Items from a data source
★ ★ ★ ★

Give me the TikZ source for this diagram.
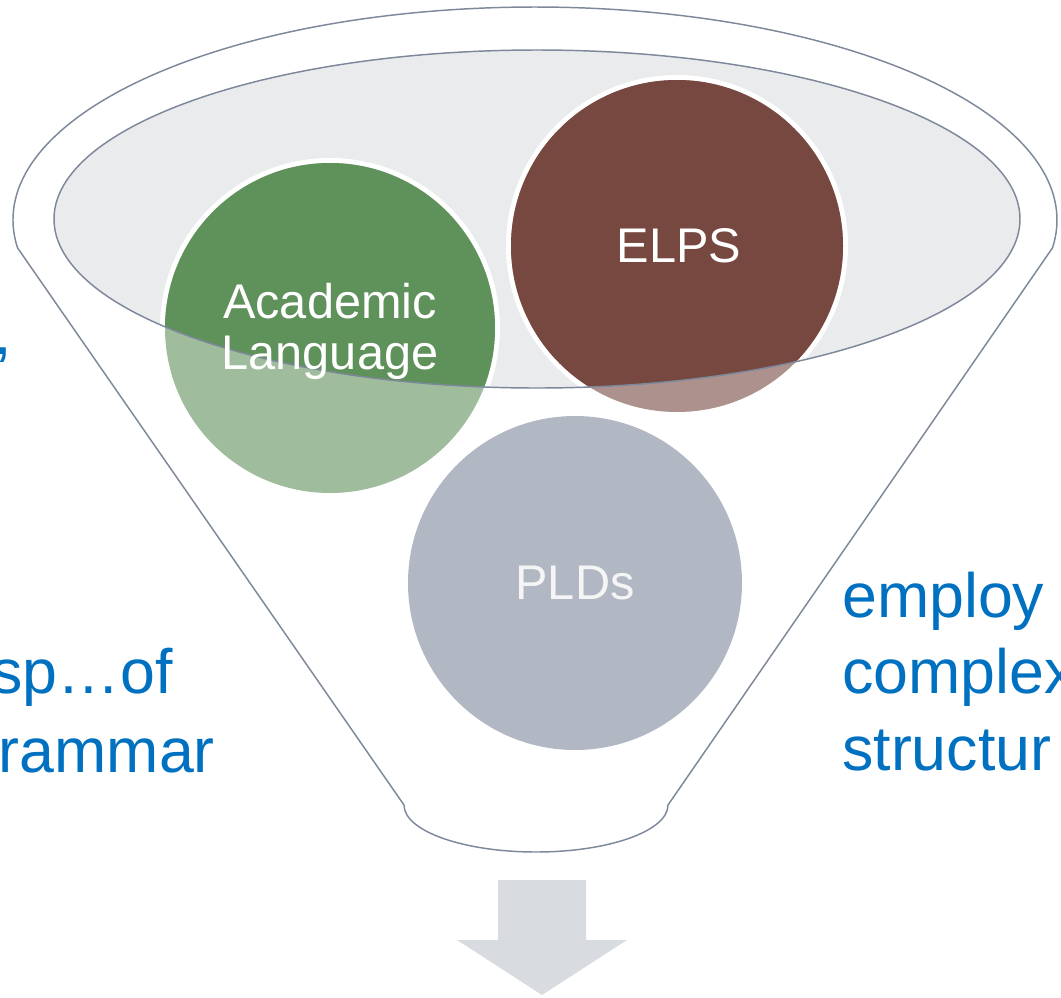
\documentclass[tikz,border=0pt]{standalone}
\usepackage{fontspec}
\setmainfont{Liberation Sans}
\begin{document}
\definecolor{rimline}{HTML}{7D889B}
\definecolor{rimfill}{HTML}{E9EBED}
\definecolor{acadgreen}{HTML}{5F915A}
\definecolor{elpsbrown}{HTML}{774840}
\definecolor{pldgray}{HTML}{B1B8C3}
\definecolor{notesblue}{HTML}{0070C0}
\definecolor{flowgray}{HTML}{D8DBE0}
\begin{tikzpicture}[x=0.75pt,y=-0.75pt,
  rim/.style={draw=rimline,line width=1.1pt},
  bubbletext/.style={text=white,font=\fontsize{36.5}{38.3}\selectfont,inner sep=0pt},
  notes/.style={text=notesblue,font=\fontsize{47}{56}\selectfont,inner sep=0pt}]
\useasboundingbox (0,0) rectangle (1061,997);
\clip (0,0) rectangle (1061,997);

% funnel body: upper rim arc, sides and rounded spout
\draw[rim,fill=white] (17.5,247.8)
  arc[start angle=172.5,end angle=367.5,x radius=522,y radius=213]
  -- (668,805)
  arc[start angle=0,end angle=180,x radius=132,y radius=47]
  -- cycle;

% inner opening of the funnel
\fill[rimfill] (537,219) ellipse[x radius=483,y radius=169];

% bubbles: white halo, faded part outside the opening
\foreach \cx/\cy/\r/\c in {330/328/165/acadgreen,677/246/166/elpsbrown}{
  \fill[white] (\cx,\cy) circle[radius=\r+5];
  \fill[\c,opacity=0.6] (\cx,\cy) circle[radius=\r];
}
\fill[white] (575,583) circle[radius=172];
\fill[pldgray] (575,583) circle[radius=167];

% full-colour part inside the opening
\begin{scope}
  \clip (537,219) ellipse[x radius=483,y radius=169];
  \fill[acadgreen] (330,328) circle[radius=165];
  \fill[elpsbrown] (677,246) circle[radius=166];
\end{scope}

% rim of the opening on top
\draw[rim] (537,219) ellipse[x radius=483,y radius=169];

% bubble labels
\node[bubbletext,align=center] (acad) at (330,331) {Academic\\Language};
\node[bubbletext,anchor=base] (elps) at (679,262) {ELPS};
\node[bubbletext,anchor=base,text=white!96!black] (plds) at (575,599) {PLDs};

% side notes
\node[notes,anchor=base east] (lcomma) at (12,354) {,};
\node[notes,anchor=base east] (lnote1) at (173,693) {sp…of};
\node[notes,anchor=base east] (lnote2) at (215,772) {rammar};
\node[notes,anchor=base west] (rnote1) at (842,617) {employ};
\node[notes,anchor=base west] (rnote2) at (842,693) {complex};
\node[notes,anchor=base west] (rnote3) at (842,770) {structur};

% outflow arrow
\fill[flowgray] (498,880) -- (586,880) -- (586,940) -- (627,940)
  -- (542,995) -- (457,940) -- (498,940) -- cycle;
\end{tikzpicture}
\end{document}
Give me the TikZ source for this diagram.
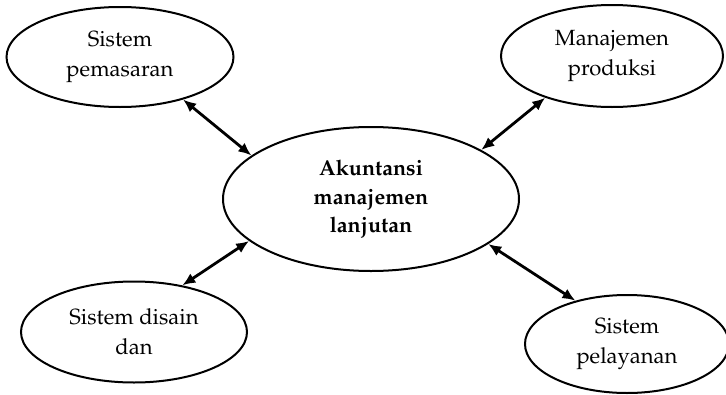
\documentclass[tikz,border=0pt]{standalone}
\usepackage[T1]{fontenc}
\usepackage{mathpazo}
\usetikzlibrary{shapes.geometric,arrows.meta}

\tikzset{
  topic/.style={ellipse, draw, line width=2pt, inner sep=0pt, align=center,
                font=\fontsize{22}{30}\selectfont},
  link/.style={{Latex[length=13pt,width=11pt]}-{Latex[length=13pt,width=11pt]}, line width=2.8pt}
}

\begin{document}
\begin{tikzpicture}[x=1pt,y=-1pt]
  \useasboundingbox (0,0) rectangle (726,394);

  % centre ellipse
  \node[topic, minimum width=296pt, minimum height=144pt,
        font=\bfseries\fontsize{21.5}{28.5}\selectfont] (core) at (371,199)
        {Akuntansi\\manajemen\\lanjutan};

  % surrounding ellipses
  \node[topic, minimum width=227pt, minimum height=100pt] (mkt) at (120,57)
        {Sistem\\pemasaran};
  \node[topic, minimum width=222pt, minimum height=102pt] (prod) at (612,56)
        {Manajemen\\produksi};
  \node[topic, minimum width=226pt, minimum height=101pt] (design) at (134,332)
        {Sistem disain\\dan};
  \node[topic, minimum width=204pt, minimum height=98pt] (serv) at (627,344)
        {Sistem\\pelayanan};

  % two-way links
  \draw[link] (mkt.-34) -- (core.160);
  \draw[link] (prod.212) -- (core.24);
  \draw[link] (design.44) -- (core.199);
  \draw[link] (serv.140) -- (core.-21);
\end{tikzpicture}
\end{document}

★ ★ ★ ★

Write out each line again precisely as it appears, skipping every picture.

Give me the TikZ source for this diagram.
\documentclass[tikz,border=0pt]{standalone}
\usepackage{fontspec}
\setmainfont{Liberation Sans}
\begin{document}
\definecolor{rimline}{HTML}{7D889B}
\definecolor{rimfill}{HTML}{E9EBED}
\definecolor{acadgreen}{HTML}{5F915A}
\definecolor{elpsbrown}{HTML}{774840}
\definecolor{pldgray}{HTML}{B1B8C3}
\definecolor{notesblue}{HTML}{0070C0}
\definecolor{flowgray}{HTML}{D8DBE0}
\begin{tikzpicture}[x=0.75pt,y=-0.75pt,
  rim/.style={draw=rimline,line width=1.1pt},
  bubbletext/.style={text=white,font=\fontsize{36.5}{38.3}\selectfont,inner sep=0pt},
  notes/.style={text=notesblue,font=\fontsize{47}{56}\selectfont,inner sep=0pt}]
\useasboundingbox (0,0) rectangle (1061,997);
\clip (0,0) rectangle (1061,997);

% funnel body: upper rim arc, sides and rounded spout
\draw[rim,fill=white] (17.5,247.8)
  arc[start angle=172.5,end angle=367.5,x radius=522,y radius=213]
  -- (668,805)
  arc[start angle=0,end angle=180,x radius=132,y radius=47]
  -- cycle;

% inner opening of the funnel
\fill[rimfill] (537,219) ellipse[x radius=483,y radius=169];

% bubbles: white halo, faded part outside the opening
\foreach \cx/\cy/\r/\c in {330/328/165/acadgreen,677/246/166/elpsbrown}{
  \fill[white] (\cx,\cy) circle[radius=\r+5];
  \fill[\c,opacity=0.6] (\cx,\cy) circle[radius=\r];
}
\fill[white] (575,583) circle[radius=172];
\fill[pldgray] (575,583) circle[radius=167];

% full-colour part inside the opening
\begin{scope}
  \clip (537,219) ellipse[x radius=483,y radius=169];
  \fill[acadgreen] (330,328) circle[radius=165];
  \fill[elpsbrown] (677,246) circle[radius=166];
\end{scope}

% rim of the opening on top
\draw[rim] (537,219) ellipse[x radius=483,y radius=169];

% bubble labels
\node[bubbletext,align=center] (acad) at (330,331) {Academic\\Language};
\node[bubbletext,anchor=base] (elps) at (679,262) {ELPS};
\node[bubbletext,anchor=base,text=white!96!black] (plds) at (575,599) {PLDs};

% side notes
\node[notes,anchor=base east] (lcomma) at (12,354) {,};
\node[notes,anchor=base east] (lnote1) at (173,693) {sp…of};
\node[notes,anchor=base east] (lnote2) at (215,772) {rammar};
\node[notes,anchor=base west] (rnote1) at (842,617) {employ};
\node[notes,anchor=base west] (rnote2) at (842,693) {complex};
\node[notes,anchor=base west] (rnote3) at (842,770) {structur};

% outflow arrow
\fill[flowgray] (498,880) -- (586,880) -- (586,940) -- (627,940)
  -- (542,995) -- (457,940) -- (498,940) -- cycle;
\end{tikzpicture}
\end{document}
Give me the TikZ source for this diagram.
\documentclass[tikz,border=0pt]{standalone}
\usepackage[T1]{fontenc}
\usepackage{mathpazo}
\usetikzlibrary{shapes.geometric,arrows.meta}

\tikzset{
  topic/.style={ellipse, draw, line width=2pt, inner sep=0pt, align=center,
                font=\fontsize{22}{30}\selectfont},
  link/.style={{Latex[length=13pt,width=11pt]}-{Latex[length=13pt,width=11pt]}, line width=2.8pt}
}

\begin{document}
\begin{tikzpicture}[x=1pt,y=-1pt]
  \useasboundingbox (0,0) rectangle (726,394);

  % centre ellipse
  \node[topic, minimum width=296pt, minimum height=144pt,
        font=\bfseries\fontsize{21.5}{28.5}\selectfont] (core) at (371,199)
        {Akuntansi\\manajemen\\lanjutan};

  % surrounding ellipses
  \node[topic, minimum width=227pt, minimum height=100pt] (mkt) at (120,57)
        {Sistem\\pemasaran};
  \node[topic, minimum width=222pt, minimum height=102pt] (prod) at (612,56)
        {Manajemen\\produksi};
  \node[topic, minimum width=226pt, minimum height=101pt] (design) at (134,332)
        {Sistem disain\\dan};
  \node[topic, minimum width=204pt, minimum height=98pt] (serv) at (627,344)
        {Sistem\\pelayanan};

  % two-way links
  \draw[link] (mkt.-34) -- (core.160);
  \draw[link] (prod.212) -- (core.24);
  \draw[link] (design.44) -- (core.199);
  \draw[link] (serv.140) -- (core.-21);
\end{tikzpicture}
\end{document}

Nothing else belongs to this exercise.